Much as it might amuse me to tell an imaginary interviewer, in the most prententious way possible, “the recordings of the great bel-cantists held me spellbound throughout my formative years”, I’m afraid it just wouldn’t be true. For much of my teenage life I wore a leather jacket under a patched denim waistcoat (like the one above) bearing the logos of all my favourite heavy rock bands – AC/DC, Van Halen, Led Zeppelin, and Deep Purple.

My first album was AC/DC’s Let There Be Rock, my first concert was Alice Cooper. Over the years, I came to love Motörhead and Metallica, Aerosmith, Kiss, Guns’n’Roses, and, as my tastes softened, Hendrix and Dylan. In more mainstream stuff, I like Dire Straits and Queen. Billy Joel, yes, Elton John, no. I’d like to love Bowie, but I don’t. Madness and Ska always make me smile. Punk doesn’t. I love Motown and soul. I hate the New Romantics. You can keep Blur and Oasis, The Smiths, and pretty much any pop from the 80s onwards. Except Radiohead. And Ben Folds, whose cover version of Pulp’s Common People with William Shatner is a work of genius, guaranteed to cheer up even the grumpiest of old farts.

But I rarely listen to anything anymore. Popular or classical. My car radio sits permanently tuned to MagicFM for the five-minute supermarket run, but that’s about it.

I can tell you this, though – on the rare occasions that I do feel like putting some music on, it’s never Wagner. Or Strauss. Or anything classical.

That’s too much like work.

8 Comments

  1. What a great blog, written by a fantastic singer and colleague! So much fun to read – but even more to work with you. Thank you so much!

  2. Somewhat off topic, but perhaps relating to your past: did you happen to sing Colline in La Boheme some time between 1990 and 1995? I have just bought a piece of costume from a charity shop which is labelled “La Boheme, Colline, Mr Iain Patterson” – not the correct spelling but can there be two of you singing bass parts in opera? The code on the London phone number of the costumer dates it between May 1990 and April 1995, and I just wondered if it relates to you.

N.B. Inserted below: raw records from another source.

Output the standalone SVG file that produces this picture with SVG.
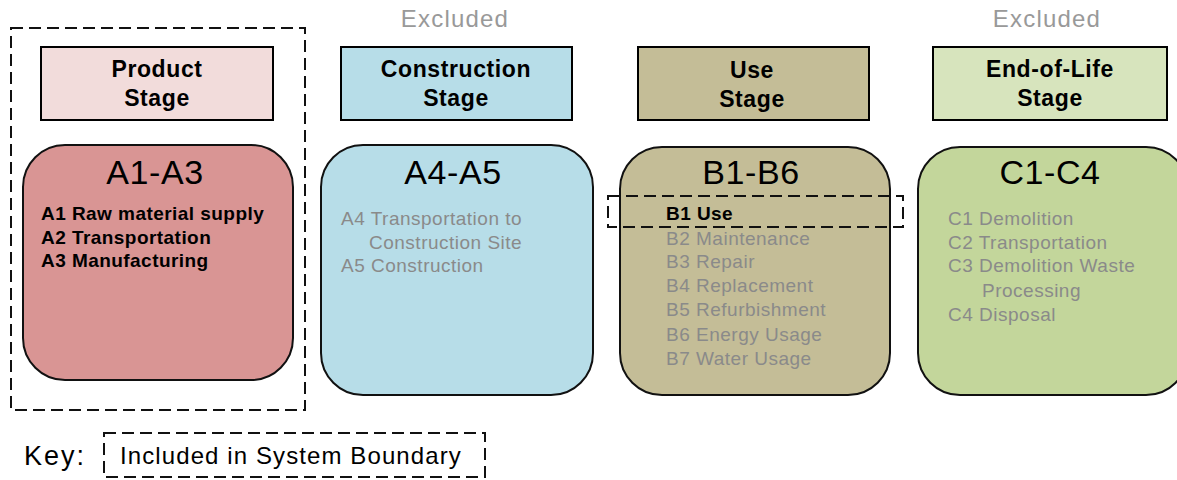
<svg xmlns="http://www.w3.org/2000/svg" width="1177" height="480" viewBox="0 0 1177 480">
<style>
text{font-family:"Liberation Sans",Arial,sans-serif}
.hdr{stroke:#000;stroke-width:2}
.hdrt{font-size:23px;font-weight:bold;fill:#000;text-anchor:middle;letter-spacing:0.6px}
.mod{stroke:#111;stroke-width:2}
.ttl{font-size:34px;fill:#000;text-anchor:middle;letter-spacing:0.6px}
.inc{font-size:19px;font-weight:bold;fill:#000;letter-spacing:0.45px}
.exc{font-size:19px;fill:#8a8a8a;letter-spacing:0.5px}
.exl{font-size:24px;fill:#999;text-anchor:middle;letter-spacing:1.2px}
.dash{fill:none;stroke:#111;stroke-width:2;stroke-dasharray:12 6}
</style>
<rect x="0" y="0" width="1177" height="480" fill="#fff"/>
<g id="boundary">
<rect class="dash" x="11" y="28" width="294" height="382"/>
</g>
<g id="product">
<rect class="hdr" x="41" y="47" width="232" height="73" fill="#f2dcdb"/>
<text class="hdrt" x="157" y="77">Product</text>
<text class="hdrt" x="157" y="106">Stage</text>
<rect class="mod" x="23" y="145" width="270" height="235" rx="42" fill="#d99594"/>
<text class="ttl" x="155" y="184">A1-A3</text>
<text class="inc" x="41" y="220">A1 Raw material supply</text>
<text class="inc" x="41" y="244">A2 Transportation</text>
<text class="inc" x="41" y="267">A3 Manufacturing</text>
</g>
<g id="construction">
<text class="exl" x="455" y="27">Excluded</text>
<rect class="hdr" x="341" y="47" width="231" height="73" fill="#b7dde8"/>
<text class="hdrt" x="456" y="77">Construction</text>
<text class="hdrt" x="456" y="106">Stage</text>
<rect class="mod" x="321" y="145" width="272" height="250" rx="42" fill="#b7dde8"/>
<text class="ttl" x="453" y="184">A4-A5</text>
<text class="exc" x="341" y="225">A4 Transportation to</text>
<text class="exc" x="369" y="249">Construction Site</text>
<text class="exc" x="341" y="272">A5 Construction</text>
</g>
<g id="use">
<rect class="hdr" x="638" y="47" width="231" height="73" fill="#c4bd97"/>
<text class="hdrt" x="752" y="78">Use</text>
<text class="hdrt" x="752" y="107">Stage</text>
<rect class="mod" x="620" y="147" width="270" height="248" rx="42" fill="#c4bd97"/>
<text class="ttl" x="751" y="184">B1-B6</text>
<text class="inc" x="666" y="220">B1 Use</text>
<text class="exc" x="666" y="245">B2 Maintenance</text>
<text class="exc" x="666" y="268">B3 Repair</text>
<text class="exc" x="666" y="292">B4 Replacement</text>
<text class="exc" x="666" y="316">B5 Refurbishment</text>
<text class="exc" x="666" y="341">B6 Energy Usage</text>
<text class="exc" x="666" y="365">B7 Water Usage</text>
<rect class="dash" x="608" y="196" width="295" height="31"/>
</g>
<g id="endoflife">
<text class="exl" x="1047" y="27">Excluded</text>
<rect class="hdr" x="933" y="47" width="234" height="73" fill="#d7e4bd"/>
<text class="hdrt" x="1050" y="77">End-of-Life</text>
<text class="hdrt" x="1050" y="106">Stage</text>
<rect class="mod" x="918" y="147" width="270" height="248" rx="42" fill="#c3d69b"/>
<text class="ttl" x="1050" y="184">C1-C4</text>
<text class="exc" x="948" y="225">C1 Demolition</text>
<text class="exc" x="948" y="249">C2 Transportation</text>
<text class="exc" x="948" y="272">C3 Demolition Waste</text>
<text class="exc" x="982" y="297">Processing</text>
<text class="exc" x="948" y="321">C4 Disposal</text>
</g>
<g id="key">
<text x="24" y="465" font-size="27" fill="#000" letter-spacing="2">Key:</text>
<rect class="dash" x="104" y="433" width="381" height="44"/>
<text x="120" y="464" font-size="24" fill="#000" letter-spacing="1.1">Included in System Boundary</text>
</g>
<g id="connectors"></g>
</svg>
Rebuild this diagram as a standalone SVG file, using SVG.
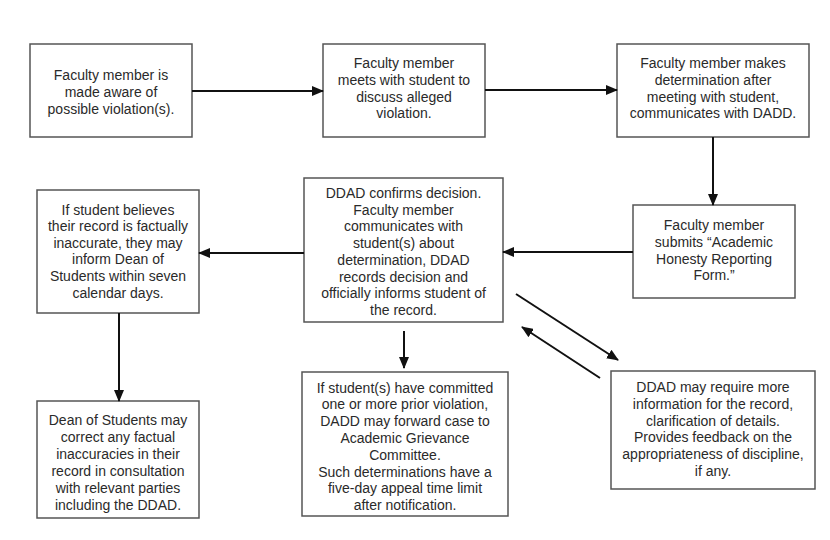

  3. It perhaps says something about the randomness of the gift of a great operatic voice (which to me is a strong counter to the common charge of opera as ‘elite’), that many of you seem to have been led onto the stage by that voice rather than an early love for the artform. By the way, I guess you are aware that Billy Joel’s half-brother, Alexander, is a highly-regarded opera conductor? Fine music is fine music, and fine musicians are fine musicians, whatever the genre.